Barlow started the Folk Implosion with Davis in 1993 as a pen-pal side project after Barlow’s previous side project, Sebadoh, became his main band when Dinosaur Jr. booted him out in 1989 (thus setting the stage for that 2004 reunion). Got all that? Doesn’t matter. Point is, Barlow and Davis began grafting electronic elements and trip-hop beats onto alt-rock guitar arrangements in a way that sounded fresh — listen back to 1995’s “Natural One,” from the Kids soundtrack, which was the Folk Implosion’s biggest hit — but also a little self-conscious. Davis left the group after One Part Lullaby in 1999, leaving Barlow to release one additional LP with different collaborators in 2003. He and Davis came back together to record the 2022 EP It Just Goes With, and now they’ve returned with Walk Thru Me.

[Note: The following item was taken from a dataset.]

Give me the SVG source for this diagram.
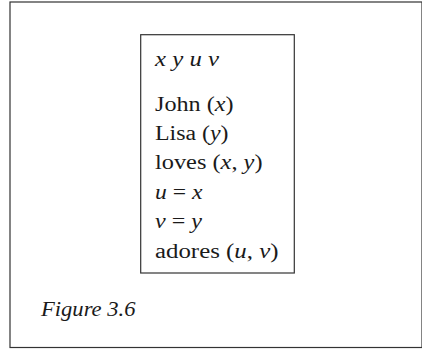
<svg xmlns="http://www.w3.org/2000/svg" width="422" height="351" viewBox="0 0 422 351">
<style>
.t{font-family:"Liberation Serif","Times New Roman",serif;font-size:20.5px;fill:#1a1a1a}
.i{font-style:italic}
.frame{fill:#fff;stroke:#333;stroke-width:1.2}
</style>
<rect x="0" y="0" width="422" height="351" fill="#fff"/>
<g id="outer"><rect class="frame" x="10" y="2" width="412" height="345.5"/></g>
<g id="box">
<rect class="frame" x="140.7" y="34.7" width="153.6" height="238.3"/>
<text class="t i" x="155" y="65.7" textLength="64" lengthAdjust="spacingAndGlyphs" xml:space="preserve">x y u v</text>
<text class="t" x="155" y="111" textLength="78.5" lengthAdjust="spacingAndGlyphs">John (<tspan class="i">x</tspan>)</text>
<text class="t" x="155" y="140" textLength="73.5" lengthAdjust="spacingAndGlyphs">Lisa (<tspan class="i">y</tspan>)</text>
<text class="t" x="155" y="169.3" textLength="107.5" lengthAdjust="spacingAndGlyphs">loves (<tspan class="i">x</tspan>, <tspan class="i">y</tspan>)</text>
<text class="t" x="155" y="198.7" textLength="47.5" lengthAdjust="spacingAndGlyphs"><tspan class="i">u</tspan> = <tspan class="i">x</tspan></text>
<text class="t" x="155" y="227.7" textLength="47" lengthAdjust="spacingAndGlyphs"><tspan class="i">v</tspan> = <tspan class="i">y</tspan></text>
<text class="t" x="155" y="257.7" textLength="123.5" lengthAdjust="spacingAndGlyphs">adores (<tspan class="i">u</tspan>, <tspan class="i">v</tspan>)</text>
</g>
<g id="caption"><text class="t i" x="41" y="316" textLength="94.5" lengthAdjust="spacingAndGlyphs">Figure 3.6</text></g>
</svg>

Genre lines have blurred considerably since the band’s ’90s incarnation, and the group’s blend of electronica and indie-rock feels more natural and cohesive on Walk Thru Me. The 10 songs here are confident, even assertive, with robust rhythm sections (recorded in Barlow’s attic in Greenfield; Davis lives in North Carolina) augmented by guitars, keyboards and synths. On this album, Davis also brought along various Middle Eastern stringed instruments, including the oud, saz and setar, at least one of which pops up on “Water Torture.” Barlow and Davis take turns on vocals. Barlow sings in rich, low tones on opener “Crepuscular” over the loud snap of a tight snare drum and circles of guitar. Davis has a more reedy, nasal voice on “The Day You Died,” a polyrhythmic number with a punchy bassline and bright keyboards.

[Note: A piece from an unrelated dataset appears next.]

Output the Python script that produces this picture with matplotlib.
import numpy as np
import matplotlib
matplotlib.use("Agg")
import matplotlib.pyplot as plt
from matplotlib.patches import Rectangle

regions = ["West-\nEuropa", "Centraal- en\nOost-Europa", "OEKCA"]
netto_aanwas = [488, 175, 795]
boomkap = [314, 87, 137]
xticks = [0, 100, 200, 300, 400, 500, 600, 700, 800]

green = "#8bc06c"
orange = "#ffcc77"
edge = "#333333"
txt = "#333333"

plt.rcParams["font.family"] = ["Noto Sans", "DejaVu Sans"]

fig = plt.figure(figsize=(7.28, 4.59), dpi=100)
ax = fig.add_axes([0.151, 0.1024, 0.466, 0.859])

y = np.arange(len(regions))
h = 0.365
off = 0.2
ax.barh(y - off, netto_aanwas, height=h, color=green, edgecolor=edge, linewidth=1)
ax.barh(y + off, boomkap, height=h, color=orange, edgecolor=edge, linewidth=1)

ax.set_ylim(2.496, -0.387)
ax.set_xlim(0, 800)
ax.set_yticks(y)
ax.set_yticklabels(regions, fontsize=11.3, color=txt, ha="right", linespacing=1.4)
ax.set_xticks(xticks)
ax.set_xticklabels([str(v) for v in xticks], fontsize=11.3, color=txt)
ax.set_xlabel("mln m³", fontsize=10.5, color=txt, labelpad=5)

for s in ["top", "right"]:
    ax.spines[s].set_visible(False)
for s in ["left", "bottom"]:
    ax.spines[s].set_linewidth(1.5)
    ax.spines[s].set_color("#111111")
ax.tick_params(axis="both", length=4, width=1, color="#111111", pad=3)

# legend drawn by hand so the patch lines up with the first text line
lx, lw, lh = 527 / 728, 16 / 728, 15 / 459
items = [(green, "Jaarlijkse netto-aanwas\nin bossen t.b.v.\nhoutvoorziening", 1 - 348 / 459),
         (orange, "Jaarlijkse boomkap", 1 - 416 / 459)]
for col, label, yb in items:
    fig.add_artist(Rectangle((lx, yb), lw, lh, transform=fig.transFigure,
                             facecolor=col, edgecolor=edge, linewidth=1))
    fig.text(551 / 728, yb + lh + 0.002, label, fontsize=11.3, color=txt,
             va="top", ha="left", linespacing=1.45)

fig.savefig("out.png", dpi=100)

The songs on Walk Thru Me are tightly structured and assured, but there’s still an experimental vibe on “The Fable and the Fact,” which layers squalling guitars over a shifting rhythm, or “O.K. to Disconnect,” where fuzzed-over guitars hurry to keep pace with the swiftly flowing beat and blatty bass. The album overall is a welcome return from a pair of musicians whose creative relationship feels as strong now as it ever was, if not stronger.
Sailor Down
Over the past few years, Northampton’s Sailor Down have expanded from the mostly solo bedroom-pop project of Chloe Deeley on the 2021 EP Skip the Line into a foursome on last year’s six-song collection Maybe We Should Call It a Night. Along the way, Deeley has held tight to a handmade aesthetic on songs stocked with plaintive melodies and prismatic vocal harmonies.

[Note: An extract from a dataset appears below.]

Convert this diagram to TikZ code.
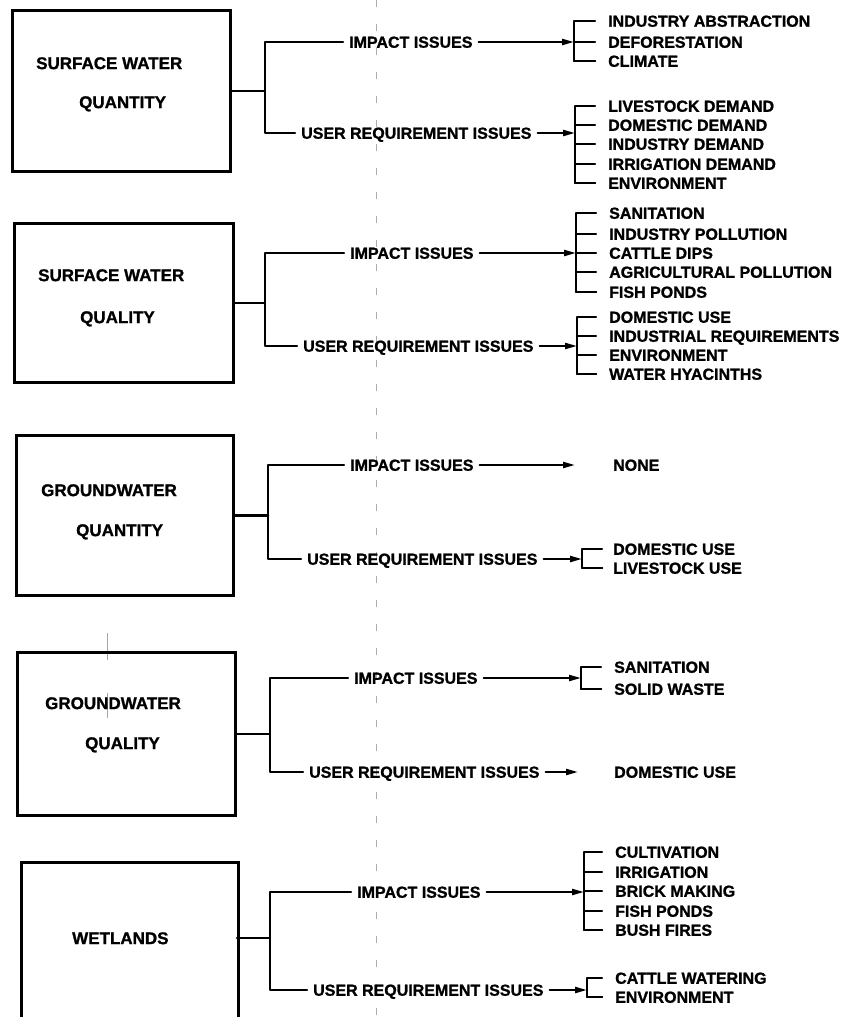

Though the songs have a loose-limbed, lo-fi feel, they are deceptively sophisticated little pop gems. Tight harmony carries the melody all the way through “I Can’t Make You,” and Deeley’s lyrics on “Vacation (Forgive Me, Evan)” capture the sense of a status quo teetering on the edge of irrevocable change as she sings over a blend of jangling guitars and murky organ. Elsewhere, knots of guitar at the start of “Locals Night” smooth into a chugging riff as Deeley sings a refrain through a curtain of backing vocals from bassist Kevin McGrath and guitarist Ben Husk (drummer Nat Peirce rounds out the quartet).
Sailor Down are often pegged as a latter-day emo band, and the group would have fit alongside Azure Ray or Bright Eyes on the Saddle Creek Records roster in the late ’90s. Yet the “emo” description seems reductive here, like a too limiting shorthand for a band that is something more, or different, than what was on offer back then. Deeley’s lyrics often have a confessional tone, and there is angst on these songs, but Maybe We Should Call it a Night is the work of an artist who is finding her own way, one project at a time.
That’s it for this week. Happy New Year!